After consulting with BJ, I've now got the Graves build process creating a collection of XML files optimized for Solr indexing with the default schema, and I've tested them with a local Solr instance. I'm confident I can build a nicely-faceted search page which uses a remote Solr backend to support rich queries with syntax highlighting. This was a little easier than I thought it was going to be. I think I like Solr quite a lot.
I now have the Graves site creating a Google-style sitemap, which is referenced in robots.txt. That's a prerequisite for setting up a Google search page, which should be fairly straightforward. I've also got a working Solr implementation on my computer and I've been testing and learning about it once again. I think the logical approach is going to be to create JSON for ingestion into Solr, which will give the ultimate in flexibility and enable us to create a faceted search interface. The Solr examples have a single file for each collection, but I think we're going to want to break it up; I'm not quite sure how to handle that yet.
A number of additional tweaks and feature updates to complete the local search part of this project:
- Search functionality tweaked to strip out accented characters in the search tokens.
- Search results now include a list of the tokens actually searched (not stopped or too short)

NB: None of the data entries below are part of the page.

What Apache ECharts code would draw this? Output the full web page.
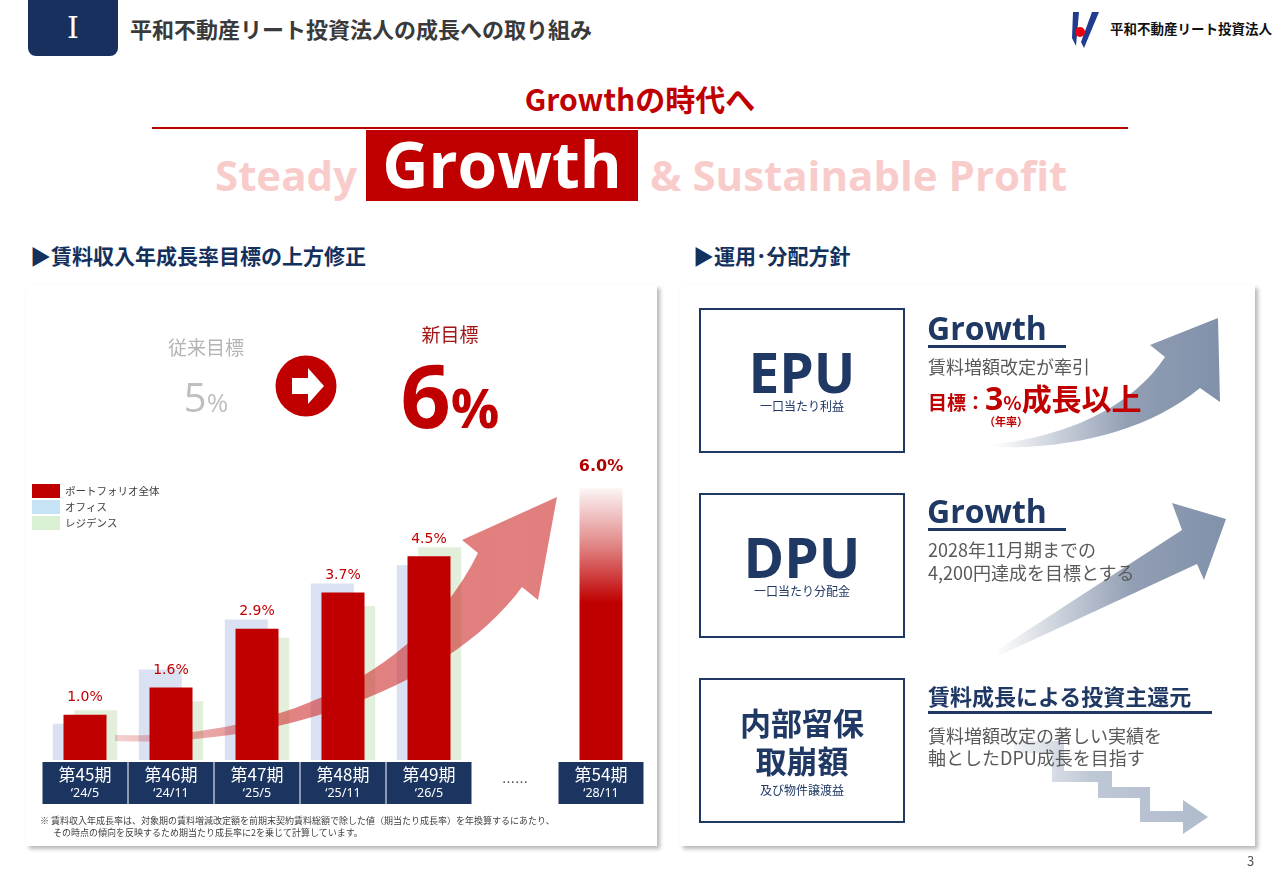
<!DOCTYPE html>
<html lang="ja">
<head>
<meta charset="utf-8">
<title>平和不動産リート投資法人の成長への取り組み</title>
<script src="https://cdn.jsdelivr.net/npm/echarts@6/dist/echarts.min.js"></script>
<style>
  html, body { margin: 0; padding: 0; }
  body {
    width: 1280px; height: 886px; position: relative; overflow: hidden; background: #fff;
    font-family: "Noto Sans CJK JP", "Noto Sans", sans-serif; color: #333;
  }
  .abs { position: absolute; white-space: nowrap; }
  .latin { font-family: "Open Sans", "Noto Sans", sans-serif; }
  .navy { color: #1f3864; }
  .card { position: absolute; background: #fff; box-shadow: 3px 3px 4px rgba(0,0,0,0.28); }
  .box { position: absolute; border: 2px solid #1f3864; box-sizing: border-box; }
  .uline { position: absolute; height: 3px; background: #1f3864; }
  .gray { color: #595959; }
</style>
</head>
<body>

<!-- header -->
<div class="abs" style="left:28px;top:-8px;width:90px;height:64px;background:#17305e;border-radius:8px;"></div>
<div class="abs" style="left:28px;top:10px;width:90px;text-align:center;font:30px/36px 'DejaVu Serif',serif;color:#fff;">I</div>
<div class="abs" style="left:130px;top:14px;font-size:22px;line-height:28px;font-weight:bold;color:#3a3a3a;">平和不動産リート投資法人の成長への取り組み</div>

<svg class="abs" style="left:1064px;top:8px;" width="40" height="42" viewBox="0 0 40 42">
  <polygon points="9,4 15,4 12,38 8,30" fill="#1f3c8f"/>
  <polygon points="28,4 35,4 20,40 17,34" fill="#1f3c8f"/>
  <circle cx="16" cy="24" r="5" fill="#e60012"/>
</svg>
<div class="abs" style="left:1110px;top:19px;font-size:13.5px;line-height:18px;font-weight:bold;color:#111;">平和不動産リート投資法人</div>

<!-- theme -->
<div class="abs" style="left:0;width:1280px;top:78px;text-align:center;font-size:30px;line-height:40px;font-weight:bold;color:#c00000;">Growthの時代へ</div>
<div class="abs" style="left:152px;top:127px;width:976px;height:2px;background:#b80000;"></div>
<div class="abs latin" style="left:215px;top:148px;font-size:42px;line-height:54px;font-weight:bold;color:#f9cccc;">Steady</div>
<div class="abs" style="left:366px;top:130px;width:272px;height:71px;background:#c00000;"></div>
<div class="abs latin" style="left:366px;top:128px;width:272px;text-align:center;font-size:64px;line-height:72px;font-weight:bold;color:#fff;">Growth</div>
<div class="abs latin" style="left:650px;top:148px;font-size:42px;line-height:54px;font-weight:bold;color:#f9cccc;">&amp; Sustainable Profit</div>

<!-- section headers -->
<div class="abs" style="left:30px;top:241px;font-size:21px;line-height:28px;font-weight:bold;color:#14305c;">▶賃料収入年成長率目標の上方修正</div>
<div class="abs" style="left:693px;top:241px;font-size:21px;line-height:28px;font-weight:bold;color:#14305c;">▶運用･分配方針</div>

<!-- left card -->
<div class="card" style="left:26px;top:285px;width:631px;height:561px;"></div>
<div id="chart" class="abs" style="left:26px;top:285px;width:631px;height:561px;"></div>

<div class="abs" style="left:156px;width:100px;text-align:center;top:335px;font-size:19px;line-height:24px;color:#b4b4b4;">従来目標</div>
<div class="abs latin" style="left:156px;width:100px;text-align:center;top:374px;line-height:46px;color:#bfbfbf;"><span style="font-size:40px;">5</span><span style="font-size:26px;">%</span></div>
<svg class="abs" style="left:274px;top:354px;" width="64" height="64" viewBox="0 0 64 64">
  <circle cx="32" cy="32" r="30.5" fill="#c00000"/>
  <polygon points="18,24 34,24 34,14 50,32 34,50 34,40 18,40" fill="#fff"/>
</svg>
<div class="abs" style="left:400px;width:100px;text-align:center;top:322px;font-size:19px;line-height:24px;color:#a31515;">新目標</div>
<div class="abs latin" style="left:380px;width:140px;text-align:center;top:360px;line-height:68px;font-weight:bold;color:#c00000;"><span style="font-size:88px;">6</span><span style="font-size:54px;">%</span></div>

<div class="abs" style="left:40px;top:815px;font-size:9px;line-height:12px;color:#404040;">※ 賃料収入年成長率は、対象期の賃料増減改定額を前期末契約賃料総額で除した値（期当たり成長率）を年換算するにあたり、</div>
<div class="abs" style="left:53px;top:827px;font-size:9px;line-height:12px;color:#404040;">その時点の傾向を反映するため期当たり成長率に2を乗じて計算しています。</div>

<!-- right card -->
<div class="card" style="left:680px;top:285px;width:575px;height:561px;"></div>

<svg class="abs" style="left:0;top:0;" width="1280" height="886">
  <defs>
    <linearGradient id="gArrow" x1="0" y1="0" x2="1" y2="0">
      <stop offset="0" stop-color="#8593ab" stop-opacity="0"/>
      <stop offset="0.6" stop-color="#8593ab" stop-opacity="0.9"/>
      <stop offset="1" stop-color="#8091aa" stop-opacity="1"/>
    </linearGradient>
    <linearGradient id="gStep" x1="0" y1="0" x2="1" y2="0">
      <stop offset="0" stop-color="#b7c1d1" stop-opacity="0.2"/>
      <stop offset="0.4" stop-color="#b7c1d1" stop-opacity="0.9"/>
      <stop offset="1" stop-color="#b0bbcc" stop-opacity="1"/>
    </linearGradient>
  </defs>
  <path d="M992 444 C1060 438 1130 410 1165 357 L1150 345 L1218 318 L1220 402 L1200 388 C1150 430 1070 450 992 447 Z" fill="url(#gArrow)"/>
  <path d="M994 652 L1182 530 L1172 503 L1226 519 L1204 580 L1197 564 L998 656 Z" fill="url(#gArrow)"/>
  <path d="M1014 741 H1064 V771 H1112 V787 H1150 V811 H1183 V800 L1208 817 L1183 834 V822 H1140 V798 H1098 V782 H1052 V753 H1014 Z" fill="url(#gStep)"/>
</svg>

<div class="box" style="left:699px;top:308px;width:206px;height:145px;"></div>
<div class="abs latin navy" style="left:699px;width:206px;text-align:center;top:350px;font-size:55px;line-height:44px;font-weight:bold;">EPU</div>
<div class="abs navy" style="left:699px;width:206px;text-align:center;top:399px;font-size:12px;line-height:14px;">一口当たり利益</div>

<div class="box" style="left:699px;top:493px;width:206px;height:145px;"></div>
<div class="abs latin navy" style="left:699px;width:206px;text-align:center;top:535px;font-size:55px;line-height:44px;font-weight:bold;">DPU</div>
<div class="abs navy" style="left:699px;width:206px;text-align:center;top:584px;font-size:12px;line-height:14px;">一口当たり分配金</div>

<div class="box" style="left:699px;top:678px;width:206px;height:145px;"></div>
<div class="abs navy" style="left:699px;width:206px;text-align:center;top:704px;font-size:31px;line-height:36px;font-weight:bold;">内部留保</div>
<div class="abs navy" style="left:699px;width:206px;text-align:center;top:742px;font-size:31px;line-height:36px;font-weight:bold;">取崩額</div>
<div class="abs navy" style="left:699px;width:206px;text-align:center;top:783px;font-size:12px;line-height:14px;">及び物件譲渡益</div>

<div class="abs latin navy" style="left:927px;top:308px;font-size:32px;line-height:40px;font-weight:bold;">Growth</div>
<div class="uline" style="left:928px;top:345px;width:138px;"></div>
<div class="abs gray" style="left:928px;top:354px;font-size:18px;line-height:24px;">賃料増額改定が牽引</div>
<div class="abs" style="left:928px;top:380px;line-height:34px;font-weight:bold;color:#c00000;"><span style="font-size:19px;">目標：</span><span class="latin" style="font-size:32px;">3</span><span style="font-size:19px;">%</span><span style="font-size:30px;">成長以上</span></div>
<div class="abs" style="left:984px;top:414px;font-size:11px;line-height:14px;font-weight:bold;color:#c00000;">（年率）</div>

<div class="abs latin navy" style="left:927px;top:491px;font-size:32px;line-height:40px;font-weight:bold;">Growth</div>
<div class="uline" style="left:928px;top:528px;width:138px;"></div>
<div class="abs gray" style="left:928px;top:538px;font-size:18px;line-height:22px;">2028年11月期までの</div>
<div class="abs gray" style="left:928px;top:561px;font-size:18px;line-height:22px;">4,200円達成を目標とする</div>

<div class="abs navy" style="left:928px;top:680px;font-size:22px;line-height:30px;font-weight:bold;">賃料成長による投資主還元</div>
<div class="uline" style="left:928px;top:711px;width:284px;"></div>
<div class="abs gray" style="left:928px;top:724px;font-size:18px;line-height:22px;">賃料増額改定の著しい実績を</div>
<div class="abs gray" style="left:928px;top:746px;font-size:18px;line-height:22px;">軸としたDPU成長を目指す</div>

<div class="abs" style="left:1247px;top:852px;font-size:13px;line-height:18px;color:#555;">3</div>

<script>
// 賃料収入年成長率 (%)
const categories = ["第45期", "第46期", "第47期", "第48期", "第49期", "……", "第54期"];
const periods = ["‘24/5", "‘24/11", "‘25/5", "‘25/11", "‘26/5", "", "‘28/11"];
const portfolio = [1.0, 1.6, 2.9, 3.7, 4.5, null, 6.0];
const office = [0.8, 2.0, 3.1, 3.9, 4.3, null, null];
const residence = [1.1, 1.3, 2.7, 3.4, 4.7, null, null];
const targetIndex = 6; // 第54期 = new target

const jp = "Noto Sans CJK JP";
const red = "#c00000";

const chart = echarts.init(document.getElementById("chart"));

const fadeRed = {
  type: "linear", x: 0, y: 0, x2: 0, y2: 1,
  colorStops: [
    { offset: 0, color: "rgba(192,0,0,0.04)" },
    { offset: 0.2, color: "rgba(192,0,0,0.45)" },
    { offset: 0.42, color: red },
    { offset: 1, color: red }
  ]
};

const portfolioData = portfolio.map((v, i) => {
  if (i !== targetIndex) return v;
  return {
    value: v,
    itemStyle: { color: fadeRed },
    label: { fontWeight: "bold", fontSize: 16, color: "#b00000", distance: 13 }
  };
});

// decorative growth arrow outline, sampled from two cubic curves (page coords)
function cubic(p0, p1, p2, p3, n) {
  const pts = [];
  for (let k = 0; k <= n; k++) {
    const t = k / n, u = 1 - t;
    pts.push([
      u * u * u * p0[0] + 3 * u * u * t * p1[0] + 3 * u * t * t * p2[0] + t * t * t * p3[0],
      u * u * u * p0[1] + 3 * u * u * t * p1[1] + 3 * u * t * t * p2[1] + t * t * t * p3[1]
    ]);
  }
  return pts;
}
const arrowPts = [].concat(
  cubic([115, 735], [250, 740], [410, 690], [478, 553], 30),
  [[462, 540], [557, 497], [538, 600]],
  cubic([522, 587], [450, 685], [280, 748], [115, 741], 30)
);

const arrowFill = {
  type: "linear", x: 0, y: 0, x2: 1, y2: 0,
  colorStops: [
    { offset: 0, color: "rgba(205,40,40,0.22)" },
    { offset: 0.4, color: "rgba(205,40,40,0.58)" },
    { offset: 1, color: "rgba(205,40,40,0.6)" }
  ]
};

chart.setOption({
  animation: false,
  textStyle: { fontFamily: jp },
  legend: {
    data: [
      { name: "ポートフォリオ全体", itemStyle: { color: red } },
      { name: "オフィス", itemStyle: { color: "#c6e2f5" } },
      { name: "レジデンス", itemStyle: { color: "#d9f0d3" } }
    ],
    orient: "vertical",
    left: 6,
    top: 199,
    padding: 0,
    icon: "rect",
    itemWidth: 28,
    itemHeight: 14,
    itemGap: 2,
    selectedMode: false,
    textStyle: { fontSize: 10.5, color: "#404040", fontFamily: jp }
  },
  grid: { left: 16, right: 13, top: 158, bottom: 86 },
  xAxis: {
    type: "category",
    data: categories.map(c => c === "……"
      ? { value: c, textStyle: { backgroundColor: "transparent", color: "#333" } }
      : c),
    axisLine: { show: false },
    axisTick: { show: false },
    axisLabel: {
      interval: 0,
      margin: 2,
      color: "#fff",
      backgroundColor: "#1b3560",
      width: 85,
      align: "center",
      padding: [2, 0, 3, 0],
      formatter: (v, i) => v === "……"
        ? "{c|" + v + "}"
        : "{a|" + v + "}\n{b|" + periods[i] + "}",
      rich: {
        a: { fontSize: 17, lineHeight: 21, fontFamily: jp, width: 85, align: "center" },
        b: { fontSize: 12.5, lineHeight: 16, fontFamily: "Noto Sans, " + jp, width: 85, align: "center" },
        c: { fontSize: 13, lineHeight: 37, fontFamily: jp, width: 85, align: "center" }
      }
    }
  },
  yAxis: {
    type: "value",
    min: 0,
    max: 7,
    show: false,
    splitLine: { show: false }
  },
  series: [
    {
      name: "オフィス",
      type: "bar",
      data: office,
      barWidth: 43,
      barGap: "-75%",
      z: 2,
      itemStyle: { color: "#d9e1f2" }
    },
    {
      name: "ポートフォリオ全体",
      type: "bar",
      data: portfolioData,
      barWidth: 43,
      barGap: "-75%",
      z: 4,
      itemStyle: { color: red },
      label: {
        show: true,
        position: "top",
        distance: 10,
        color: red,
        fontSize: 14,
        fontFamily: "DejaVu Sans",
        formatter: p => p.value.toFixed(1) + "%"
      }
    },
    {
      name: "レジデンス",
      type: "bar",
      data: residence,
      barWidth: 43,
      barGap: "-75%",
      z: 2,
      itemStyle: { color: "#e2efda" }
    }
  ],
  graphic: [
    {
      type: "polygon",
      x: -26,
      y: -285,
      z: 3,
      silent: true,
      shape: { points: arrowPts },
      style: { fill: arrowFill }
    }
  ]
});
</script>
</body>
</html>
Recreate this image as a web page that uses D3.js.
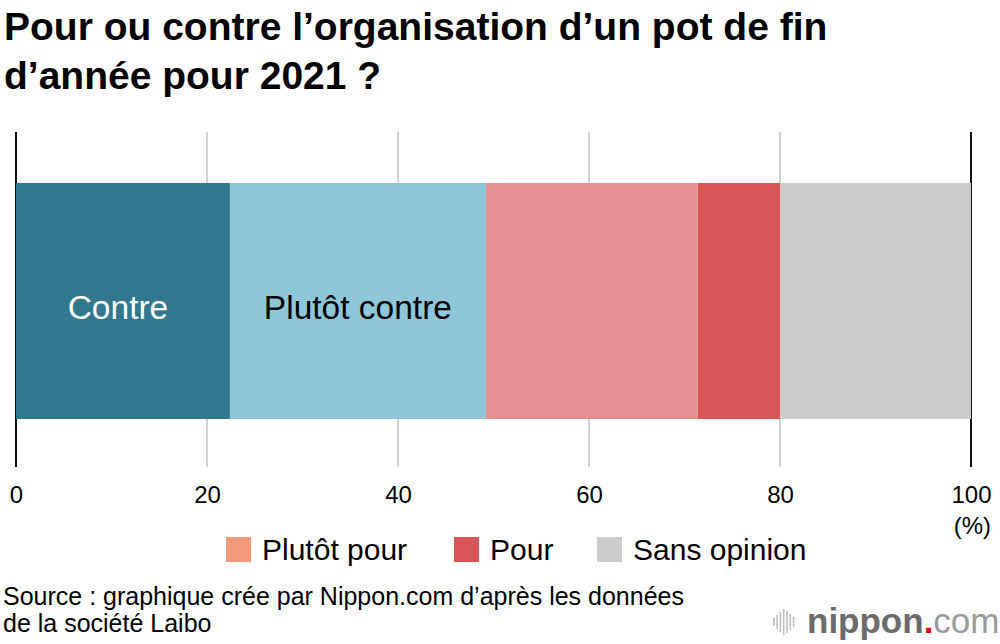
<!DOCTYPE html>
<html>
<head>
<meta charset="utf-8">
<script src="https://cdn.jsdelivr.net/npm/d3@7"></script>
<style>
body { margin: 0; background: #fff; }
text { font-family: "Liberation Sans", Arial, Helvetica, sans-serif; }
</style>
</head>
<body>
<script>
// data (%)
var categories = ["Contre", "Plutôt contre", "Plutôt pour", "Pour", "Sans opinion"];
var values = [22.4, 26.8, 22.2, 8.6, 20.0];
var barColors = ["#31788f", "#8dc7d9", "#e69193", "#d95556", "#cbcbcb"];
var barLabels = ["Contre", "Plutôt contre", "", "", ""];
var labelColors = ["#fff", "#000", "#000", "#000", "#000"];
var legendNames = ["Plutôt pour", "Pour", "Sans opinion"];
var legendColors = ["#f29b7a", "#d95556", "#cbcbcb"];
var tickValues = [0, 20, 40, 60, 80, 100];

var svgWidth = 1000;
var svgHeight = 644;

var svg = d3.select('body').append('svg')
	.attr("width", svgWidth)
	.attr("height", svgHeight);

// title
var title = svg.append("text")
	.attr("x", 5)
	.attr("font-size", 39)
	.attr("font-weight", "bold")
	.attr("fill", "#000");
title.append("tspan").attr("x", 4).attr("y", 40).text("Pour ou contre l’organisation d’un pot de fin");
title.append("tspan").attr("x", 4).attr("y", 89).text("d’année pour 2021 ?");

var x = d3.scaleLinear().domain([0, 100]).range([16, 971]);
var barTop = 183, barBottom = 419;

// grid lines
svg.selectAll('line.grid')
	.data(tickValues)
	.enter()
	.append('line')
	.attr("class", "grid")
	.attr("x1", d => x(d))
	.attr("x2", d => x(d))
	.attr("y1", 132)
	.attr("y2", 467)
	.attr("stroke", function(d){
		if (d === 0 || d === 100) return "#111";
		return "#d2d2d2";
	})
	.attr("stroke-width", 2);

// stacked segments
var starts = [];
var acc = 0;
for (i = 0; i < values.length; i++){
	starts.push(acc);
	acc = acc + values[i];
}

svg.selectAll('rect.seg')
	.data(values)
	.enter()
	.append('rect')
	.attr("class", "seg")
	.attr("x", (d, i) => x(starts[i]))
	.attr("width", (d, i) => x(starts[i] + d) - x(starts[i]))
	.attr("y", barTop)
	.attr("height", barBottom - barTop)
	.style("fill", (d, i) => barColors[i]);

svg.selectAll('text.seglabel')
	.data(values)
	.enter()
	.append('text')
	.attr("class", "seglabel")
	.attr("x", (d, i) => (x(starts[i]) + x(starts[i] + d)) / 2 - (i === 0 ? 5 : 0))
	.attr("y", 319)
	.attr("text-anchor", "middle")
	.attr("font-size", 33.5)
	.attr("fill", (d, i) => labelColors[i])
	.text((d, i) => barLabels[i]);

// axis labels
svg.append("g")
	.attr("transform", "translate(0,468)")
	.call(d3.axisBottom(x).tickValues(tickValues).tickSize(0).tickPadding(0))
	.call(g => g.select(".domain").remove())
	.selectAll("text")
	.attr("dy", 0)
	.attr("y", 35)
	.attr("font-size", 24)
	.attr("font-family", "Liberation Sans, Arial, sans-serif")
	.attr("fill", "#000");

svg.append("text")
	.attr("x", 991)
	.attr("y", 534)
	.attr("text-anchor", "end")
	.attr("font-size", 24)
	.text("(%)");

// legend
var legendX = [226, 454, 597];
var legend = svg.selectAll('g.legend')
	.data(legendNames)
	.enter()
	.append('g')
	.attr("class", "legend")
	.attr("transform", (d, i) => "translate(" + legendX[i] + ",537)");
legend.append('rect')
	.attr("width", 25)
	.attr("height", 25)
	.style("fill", (d, i) => legendColors[i]);
legend.append('text')
	.attr("x", 36)
	.attr("y", 23)
	.attr("font-size", 30)
	.text(d => d);

// source
svg.append("text").attr("x", 3).attr("y", 605).attr("font-size", 25)
	.text("Source : graphique crée par Nippon.com d’après les données");
svg.append("text").attr("x", 3).attr("y", 632).attr("font-size", 25)
	.text("de la société Laibo");

// nippon.com logo
var iconBars = [8, 14, 20, 26, 22, 16, 10];
svg.selectAll('rect.icon')
	.data(iconBars)
	.enter()
	.append('rect')
	.attr("class", "icon")
	.attr("x", (d, i) => 773 + i * 3.3)
	.attr("y", d => 622 - d / 2)
	.attr("width", 1.6)
	.attr("height", d => d)
	.style("fill", "#bdbdbd");

var logo = svg.append("text")
	.attr("x", 807)
	.attr("y", 633)
	.attr("font-size", 35);
logo.append("tspan").attr("font-weight", "bold").attr("fill", "#6b6b6b").text("nippon");
logo.append("tspan").attr("fill", "#e60012").attr("font-weight", "bold").text(".");
logo.append("tspan").attr("fill", "#9a9a9a").attr("font-weight", "300").text("com");
</script>
</body>
</html>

- Exist can now supply the simple local search at the search.html URL.
- Some nifty flex tweaks make the wrapping of the home page more friendly to keeping the search content together with its results.
- Everything is tested under https.
The local search functionality is now done, and it also incorporates document type and date range filtering. I've added an override to the eXist instance such that the eXist search page is shown when it's running on eXist, and that works fine too. The JSON files are 58MB, which is not a significant extra load. The only slight wrinkle I might go back and address is the handling of accented characters; there are some (because of Spanish etc.), but the Porter stemmer is not expecting any, so they seem to have their accents stripped. I've removed the accented character entry buttons from the local search page in view of this, but they're easy to put back if we figure out how not to lose them.
Ported the code over from the Keats site to generate the search JSON. The Graves site has about the same number of terms, but appears to generate an index only about two-thirds of the size of the Keats. I have everything working in the build process, but I still have to figure out what happens on the front-end to distinguish between the local and the eXist-based search.
The OAC folks wrote to say that they had deleted our site without backup (and apparently without warning); this turned out not to be the case, but just in case I went into the admin interface to get myself a backup, and discovered that's not an option. So I've curled the whole site just in case.
Got EC set up with endings SVN project for encoding of interview transcriptions. The schema and encoding strategies seem to be working well so far.